■ WRITTEN PROBLEM ■
Quote every line of the data below as it stands, omitting pictures.

■ DATA SEGMENT ■
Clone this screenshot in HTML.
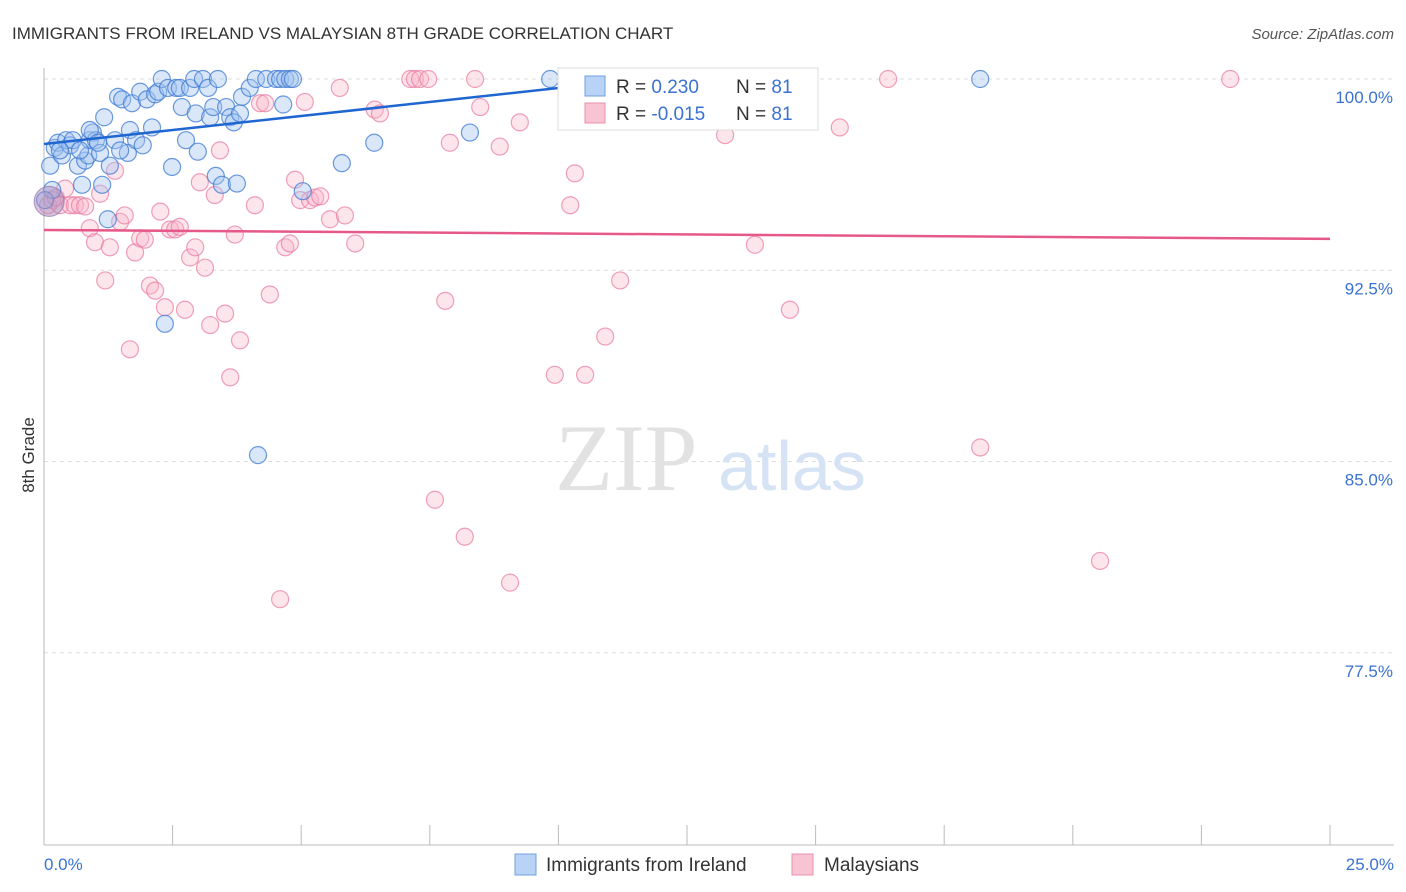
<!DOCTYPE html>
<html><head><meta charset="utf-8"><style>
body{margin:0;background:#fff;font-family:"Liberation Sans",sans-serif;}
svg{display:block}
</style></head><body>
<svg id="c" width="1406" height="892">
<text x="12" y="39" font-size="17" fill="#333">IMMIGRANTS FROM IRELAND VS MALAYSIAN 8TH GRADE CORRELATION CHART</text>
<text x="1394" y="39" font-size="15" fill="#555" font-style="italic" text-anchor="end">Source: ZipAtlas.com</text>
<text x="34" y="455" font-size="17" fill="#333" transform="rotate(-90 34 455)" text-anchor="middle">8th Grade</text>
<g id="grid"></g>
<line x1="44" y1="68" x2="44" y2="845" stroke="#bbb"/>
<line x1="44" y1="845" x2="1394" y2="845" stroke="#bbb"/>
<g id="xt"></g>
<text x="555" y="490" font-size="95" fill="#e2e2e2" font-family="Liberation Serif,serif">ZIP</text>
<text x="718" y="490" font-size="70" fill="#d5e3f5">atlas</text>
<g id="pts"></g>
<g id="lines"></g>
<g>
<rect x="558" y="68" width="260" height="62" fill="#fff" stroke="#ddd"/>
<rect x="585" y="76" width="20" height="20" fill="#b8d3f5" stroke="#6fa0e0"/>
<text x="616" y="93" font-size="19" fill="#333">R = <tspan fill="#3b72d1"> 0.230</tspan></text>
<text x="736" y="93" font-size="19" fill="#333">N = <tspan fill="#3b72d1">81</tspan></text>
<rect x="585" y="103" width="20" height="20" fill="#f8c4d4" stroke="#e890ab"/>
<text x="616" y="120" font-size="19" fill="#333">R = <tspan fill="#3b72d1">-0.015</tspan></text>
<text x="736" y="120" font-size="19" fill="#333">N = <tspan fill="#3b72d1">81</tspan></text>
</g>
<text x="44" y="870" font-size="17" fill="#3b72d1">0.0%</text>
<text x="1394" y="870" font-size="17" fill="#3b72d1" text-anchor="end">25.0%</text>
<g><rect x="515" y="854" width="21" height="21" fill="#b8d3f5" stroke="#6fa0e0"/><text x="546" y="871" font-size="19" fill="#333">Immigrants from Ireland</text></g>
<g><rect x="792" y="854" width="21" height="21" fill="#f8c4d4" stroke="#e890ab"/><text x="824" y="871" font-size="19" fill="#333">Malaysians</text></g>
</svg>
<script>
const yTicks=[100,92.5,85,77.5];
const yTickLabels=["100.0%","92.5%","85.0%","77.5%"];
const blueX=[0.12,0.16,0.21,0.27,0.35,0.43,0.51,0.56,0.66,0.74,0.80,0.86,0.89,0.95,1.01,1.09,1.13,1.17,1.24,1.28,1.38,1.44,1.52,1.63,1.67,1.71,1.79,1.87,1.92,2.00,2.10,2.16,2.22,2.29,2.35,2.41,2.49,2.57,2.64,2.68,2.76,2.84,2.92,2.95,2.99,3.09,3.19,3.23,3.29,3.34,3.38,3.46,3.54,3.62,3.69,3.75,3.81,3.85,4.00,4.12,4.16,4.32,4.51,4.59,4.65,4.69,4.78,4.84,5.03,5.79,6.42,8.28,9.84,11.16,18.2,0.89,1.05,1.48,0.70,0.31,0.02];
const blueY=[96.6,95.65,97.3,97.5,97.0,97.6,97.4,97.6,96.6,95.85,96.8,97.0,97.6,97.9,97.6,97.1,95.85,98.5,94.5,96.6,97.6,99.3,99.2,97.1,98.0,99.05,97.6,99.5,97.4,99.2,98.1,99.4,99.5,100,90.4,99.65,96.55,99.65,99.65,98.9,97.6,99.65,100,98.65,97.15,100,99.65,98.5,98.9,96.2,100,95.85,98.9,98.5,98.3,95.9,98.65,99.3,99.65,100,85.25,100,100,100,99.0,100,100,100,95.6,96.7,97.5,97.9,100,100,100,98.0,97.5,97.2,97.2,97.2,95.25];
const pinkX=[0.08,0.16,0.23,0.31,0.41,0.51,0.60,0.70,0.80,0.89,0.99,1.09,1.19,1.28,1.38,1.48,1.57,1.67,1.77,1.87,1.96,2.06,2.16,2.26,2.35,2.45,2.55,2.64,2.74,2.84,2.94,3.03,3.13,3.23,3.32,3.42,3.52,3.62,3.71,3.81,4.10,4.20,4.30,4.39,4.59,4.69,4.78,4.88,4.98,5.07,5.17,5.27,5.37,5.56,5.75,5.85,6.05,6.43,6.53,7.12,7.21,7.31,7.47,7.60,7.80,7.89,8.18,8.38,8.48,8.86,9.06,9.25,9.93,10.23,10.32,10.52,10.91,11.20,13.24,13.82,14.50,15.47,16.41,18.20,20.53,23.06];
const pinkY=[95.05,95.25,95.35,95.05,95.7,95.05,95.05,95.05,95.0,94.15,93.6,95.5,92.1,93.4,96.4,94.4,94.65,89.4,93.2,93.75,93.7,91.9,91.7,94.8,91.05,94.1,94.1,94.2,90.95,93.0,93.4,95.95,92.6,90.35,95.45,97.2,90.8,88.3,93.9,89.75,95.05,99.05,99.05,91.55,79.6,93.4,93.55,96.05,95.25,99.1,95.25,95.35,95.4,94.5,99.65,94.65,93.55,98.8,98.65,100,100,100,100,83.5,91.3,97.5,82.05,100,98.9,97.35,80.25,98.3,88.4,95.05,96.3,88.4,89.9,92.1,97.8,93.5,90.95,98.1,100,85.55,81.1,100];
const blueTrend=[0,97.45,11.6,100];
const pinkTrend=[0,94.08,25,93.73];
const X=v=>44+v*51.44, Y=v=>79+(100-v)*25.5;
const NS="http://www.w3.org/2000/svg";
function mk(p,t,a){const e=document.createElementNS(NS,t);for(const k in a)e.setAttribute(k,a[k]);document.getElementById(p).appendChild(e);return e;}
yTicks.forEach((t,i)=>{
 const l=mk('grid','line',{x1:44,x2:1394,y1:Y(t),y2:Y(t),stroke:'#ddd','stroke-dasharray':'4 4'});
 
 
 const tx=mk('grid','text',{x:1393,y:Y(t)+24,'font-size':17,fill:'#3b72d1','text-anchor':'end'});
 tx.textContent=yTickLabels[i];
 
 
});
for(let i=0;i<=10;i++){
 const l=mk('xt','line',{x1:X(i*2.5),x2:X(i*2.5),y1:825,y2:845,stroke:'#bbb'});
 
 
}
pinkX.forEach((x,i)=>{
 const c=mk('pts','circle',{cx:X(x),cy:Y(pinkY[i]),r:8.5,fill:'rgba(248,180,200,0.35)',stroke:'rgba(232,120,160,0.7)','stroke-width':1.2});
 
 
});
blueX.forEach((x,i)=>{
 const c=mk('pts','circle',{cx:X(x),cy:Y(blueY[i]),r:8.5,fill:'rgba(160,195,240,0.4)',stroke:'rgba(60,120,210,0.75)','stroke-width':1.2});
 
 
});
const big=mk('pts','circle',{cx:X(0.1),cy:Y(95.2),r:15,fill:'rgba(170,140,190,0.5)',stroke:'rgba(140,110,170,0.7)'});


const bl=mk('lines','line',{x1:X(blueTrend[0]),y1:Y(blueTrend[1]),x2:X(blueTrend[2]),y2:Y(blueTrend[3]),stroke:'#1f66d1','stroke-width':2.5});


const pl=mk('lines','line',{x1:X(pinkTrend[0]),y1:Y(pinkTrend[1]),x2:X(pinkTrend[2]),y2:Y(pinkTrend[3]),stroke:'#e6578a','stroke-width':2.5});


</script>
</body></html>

■ WRITTEN RESPONSE ■
Clone this screenshot in HTML.
<!DOCTYPE html>
<html><head><meta charset="utf-8"><style>
body{margin:0;background:#fff;font-family:"Liberation Sans",sans-serif;}
svg{display:block}
</style></head><body>
<svg id="c" width="1406" height="892">
<text x="12" y="39" font-size="17" fill="#333">IMMIGRANTS FROM IRELAND VS MALAYSIAN 8TH GRADE CORRELATION CHART</text>
<text x="1394" y="39" font-size="15" fill="#555" font-style="italic" text-anchor="end">Source: ZipAtlas.com</text>
<text x="34" y="455" font-size="17" fill="#333" transform="rotate(-90 34 455)" text-anchor="middle">8th Grade</text>
<g id="grid"></g>
<line x1="44" y1="68" x2="44" y2="845" stroke="#bbb"/>
<line x1="44" y1="845" x2="1394" y2="845" stroke="#bbb"/>
<g id="xt"></g>
<text x="555" y="490" font-size="95" fill="#e2e2e2" font-family="Liberation Serif,serif">ZIP</text>
<text x="718" y="490" font-size="70" fill="#d5e3f5">atlas</text>
<g id="pts"></g>
<g id="lines"></g>
<g>
<rect x="558" y="68" width="260" height="62" fill="#fff" stroke="#ddd"/>
<rect x="585" y="76" width="20" height="20" fill="#b8d3f5" stroke="#6fa0e0"/>
<text x="616" y="93" font-size="19" fill="#333">R = <tspan fill="#3b72d1"> 0.230</tspan></text>
<text x="736" y="93" font-size="19" fill="#333">N = <tspan fill="#3b72d1">81</tspan></text>
<rect x="585" y="103" width="20" height="20" fill="#f8c4d4" stroke="#e890ab"/>
<text x="616" y="120" font-size="19" fill="#333">R = <tspan fill="#3b72d1">-0.015</tspan></text>
<text x="736" y="120" font-size="19" fill="#333">N = <tspan fill="#3b72d1">81</tspan></text>
</g>
<text x="44" y="870" font-size="17" fill="#3b72d1">0.0%</text>
<text x="1394" y="870" font-size="17" fill="#3b72d1" text-anchor="end">25.0%</text>
<g><rect x="515" y="854" width="21" height="21" fill="#b8d3f5" stroke="#6fa0e0"/><text x="546" y="871" font-size="19" fill="#333">Immigrants from Ireland</text></g>
<g><rect x="792" y="854" width="21" height="21" fill="#f8c4d4" stroke="#e890ab"/><text x="824" y="871" font-size="19" fill="#333">Malaysians</text></g>
</svg>
<script>
const yTicks=[100,92.5,85,77.5];
const yTickLabels=["100.0%","92.5%","85.0%","77.5%"];
const blueX=[0.12,0.16,0.21,0.27,0.35,0.43,0.51,0.56,0.66,0.74,0.80,0.86,0.89,0.95,1.01,1.09,1.13,1.17,1.24,1.28,1.38,1.44,1.52,1.63,1.67,1.71,1.79,1.87,1.92,2.00,2.10,2.16,2.22,2.29,2.35,2.41,2.49,2.57,2.64,2.68,2.76,2.84,2.92,2.95,2.99,3.09,3.19,3.23,3.29,3.34,3.38,3.46,3.54,3.62,3.69,3.75,3.81,3.85,4.00,4.12,4.16,4.32,4.51,4.59,4.65,4.69,4.78,4.84,5.03,5.79,6.42,8.28,9.84,11.16,18.2,0.89,1.05,1.48,0.70,0.31,0.02];
const blueY=[96.6,95.65,97.3,97.5,97.0,97.6,97.4,97.6,96.6,95.85,96.8,97.0,97.6,97.9,97.6,97.1,95.85,98.5,94.5,96.6,97.6,99.3,99.2,97.1,98.0,99.05,97.6,99.5,97.4,99.2,98.1,99.4,99.5,100,90.4,99.65,96.55,99.65,99.65,98.9,97.6,99.65,100,98.65,97.15,100,99.65,98.5,98.9,96.2,100,95.85,98.9,98.5,98.3,95.9,98.65,99.3,99.65,100,85.25,100,100,100,99.0,100,100,100,95.6,96.7,97.5,97.9,100,100,100,98.0,97.5,97.2,97.2,97.2,95.25];
const pinkX=[0.08,0.16,0.23,0.31,0.41,0.51,0.60,0.70,0.80,0.89,0.99,1.09,1.19,1.28,1.38,1.48,1.57,1.67,1.77,1.87,1.96,2.06,2.16,2.26,2.35,2.45,2.55,2.64,2.74,2.84,2.94,3.03,3.13,3.23,3.32,3.42,3.52,3.62,3.71,3.81,4.10,4.20,4.30,4.39,4.59,4.69,4.78,4.88,4.98,5.07,5.17,5.27,5.37,5.56,5.75,5.85,6.05,6.43,6.53,7.12,7.21,7.31,7.47,7.60,7.80,7.89,8.18,8.38,8.48,8.86,9.06,9.25,9.93,10.23,10.32,10.52,10.91,11.20,13.24,13.82,14.50,15.47,16.41,18.20,20.53,23.06];
const pinkY=[95.05,95.25,95.35,95.05,95.7,95.05,95.05,95.05,95.0,94.15,93.6,95.5,92.1,93.4,96.4,94.4,94.65,89.4,93.2,93.75,93.7,91.9,91.7,94.8,91.05,94.1,94.1,94.2,90.95,93.0,93.4,95.95,92.6,90.35,95.45,97.2,90.8,88.3,93.9,89.75,95.05,99.05,99.05,91.55,79.6,93.4,93.55,96.05,95.25,99.1,95.25,95.35,95.4,94.5,99.65,94.65,93.55,98.8,98.65,100,100,100,100,83.5,91.3,97.5,82.05,100,98.9,97.35,80.25,98.3,88.4,95.05,96.3,88.4,89.9,92.1,97.8,93.5,90.95,98.1,100,85.55,81.1,100];
const blueTrend=[0,97.45,11.6,100];
const pinkTrend=[0,94.08,25,93.73];
const X=v=>44+v*51.44, Y=v=>79+(100-v)*25.5;
const NS="http://www.w3.org/2000/svg";
function mk(p,t,a){const e=document.createElementNS(NS,t);for(const k in a)e.setAttribute(k,a[k]);document.getElementById(p).appendChild(e);return e;}
yTicks.forEach((t,i)=>{
 const l=mk('grid','line',{x1:44,x2:1394,y1:Y(t),y2:Y(t),stroke:'#ddd','stroke-dasharray':'4 4'});
 
 
 const tx=mk('grid','text',{x:1393,y:Y(t)+24,'font-size':17,fill:'#3b72d1','text-anchor':'end'});
 tx.textContent=yTickLabels[i];
 
 
});
for(let i=0;i<=10;i++){
 const l=mk('xt','line',{x1:X(i*2.5),x2:X(i*2.5),y1:825,y2:845,stroke:'#bbb'});
 
 
}
pinkX.forEach((x,i)=>{
 const c=mk('pts','circle',{cx:X(x),cy:Y(pinkY[i]),r:8.5,fill:'rgba(248,180,200,0.35)',stroke:'rgba(232,120,160,0.7)','stroke-width':1.2});
 
 
});
blueX.forEach((x,i)=>{
 const c=mk('pts','circle',{cx:X(x),cy:Y(blueY[i]),r:8.5,fill:'rgba(160,195,240,0.4)',stroke:'rgba(60,120,210,0.75)','stroke-width':1.2});
 
 
});
const big=mk('pts','circle',{cx:X(0.1),cy:Y(95.2),r:15,fill:'rgba(170,140,190,0.5)',stroke:'rgba(140,110,170,0.7)'});


const bl=mk('lines','line',{x1:X(blueTrend[0]),y1:Y(blueTrend[1]),x2:X(blueTrend[2]),y2:Y(blueTrend[3]),stroke:'#1f66d1','stroke-width':2.5});


const pl=mk('lines','line',{x1:X(pinkTrend[0]),y1:Y(pinkTrend[1]),x2:X(pinkTrend[2]),y2:Y(pinkTrend[3]),stroke:'#e6578a','stroke-width':2.5});


</script>
</body></html>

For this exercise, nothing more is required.